(Updates with closing share prices throughout.)
June 6 (Bloomberg) -- Carrie Pan, a 29-year-old Shanghai accountant who's lost almost half the value of her portfolio since she began investing in Chinese stocks, is confident again.
She purchased 1,000 shares of Yang Quan Coal Industry Group Co. in April to add to her 200,000 yuan ($31,400) in equity holdings, which fell 40 percent last year and compounded her losses since she started buying stocks six years ago. So far, her latest pick had been up about 4 percent through yesterday.

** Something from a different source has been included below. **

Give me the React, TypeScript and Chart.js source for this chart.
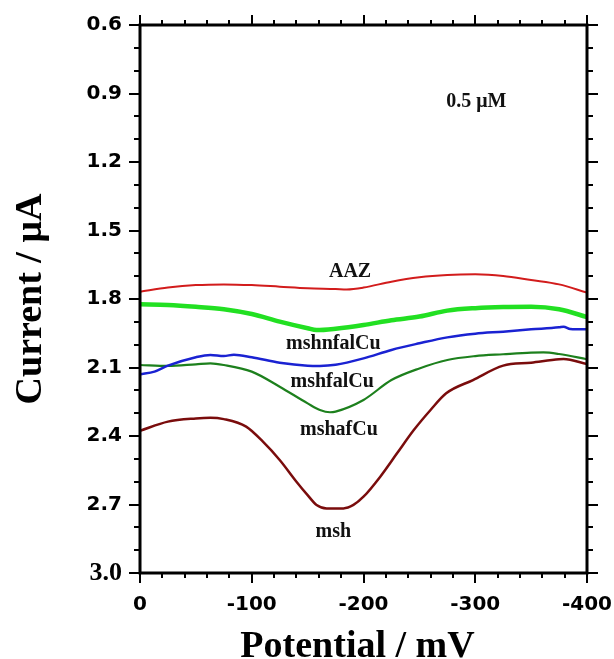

"I believe stocks will rise," said Pan, watching her holdings on a computer screen in her two-bedroom apartment and sipping a mouthful of bottled Ice Dew spring water on a recent afternoon of maternity leave. "Guo has already done lots of things to support the stock market since he took office, and he is very keen on improving the market's performance."
That would be Guo Shuqing, the 56-year-old head of the China Securities Regulatory Commission, who took over seven months ago pledging reforms. Since then, Guo has taken action to increase the amount of stocks foreign investors can buy in the otherwise-closed market, urged listed companies to pay more cash dividends to shareholders and made changes in how initial public offerings are priced.
"Our current stage of work is focused on improving the fair play of the market, protecting investors' legal rights and enhancing the ability of serving the real economy," Guo said in a People's Daily report posted on the securities regulator's website in March. "We'll bring more market forces to gauge to- be-listed companies, reveal their potential risks and let more investors oversee pricing."
The CSRC and the country's two exchanges, in Shanghai and Shenzhen, have also announced plans to cut transaction costs for stock purchases and sales, and tightened accounting scrutiny on companies that are facing delisting.
Restoring Trust
The goal is to restore the vanished trust of a Chinese public that has taken a walloping in stocks and instead sought investment alternatives such as bubble-prone real estate and the world of underground lending, known as shadow banking, where risky and unregulated investments promise investors annual returns of as much as 100 percent.
"Guo is the man," said Hao Hong, chief China strategist at BoCom International Holdings Co. in Hong Kong. "It's a show of determination. It's all about confidence building."
Like Pan, millions of Chinese investors watched their stock investments crash and remain mired in a two-year bear market. The benchmark Shanghai Composite Index, after peaking at 6,092 in 2007 following a bull market, fell to just above 1,700 by the end of 2008. Four trillion yuan of government stimulus lifted the index to 3,471 in 2009. Yet the market fell another 33 percent in 2010 through 2011, dragging valuations to a record low of 8.9 times estimated profit in January.
Losing Their Shirts
The Shanghai index is up 5 percent in 2012, though it has fallen 6.1 percent from this year's high on March 2 amid concern an economic slowdown is deepening. The gauge dropped 0.1 percent to 2,309.56 today.
China's 50 million individual investors lost an average of 40,000 yuan last year, according to a May 9 People's Daily report. That's almost twice the annual average disposable income of an urban Chinese. Those returns, exacerbated by IPO prices that tanked immediately after listing, companies' reluctance to pay dividends, and speculative bets on smaller companies' back- door listings, contributed to equity flight.
Insider trading probes have also kept some investors away. The securities regulator handled 39 such cases in the first 11 months of last year, the CSRC said in a November statement. That's compared with 42 in the first 10 months of 2010, it said. The focus on market oversight is still to prevent and crack down on insider trading, Guo said at a December forum in the southern city of Shenzhen.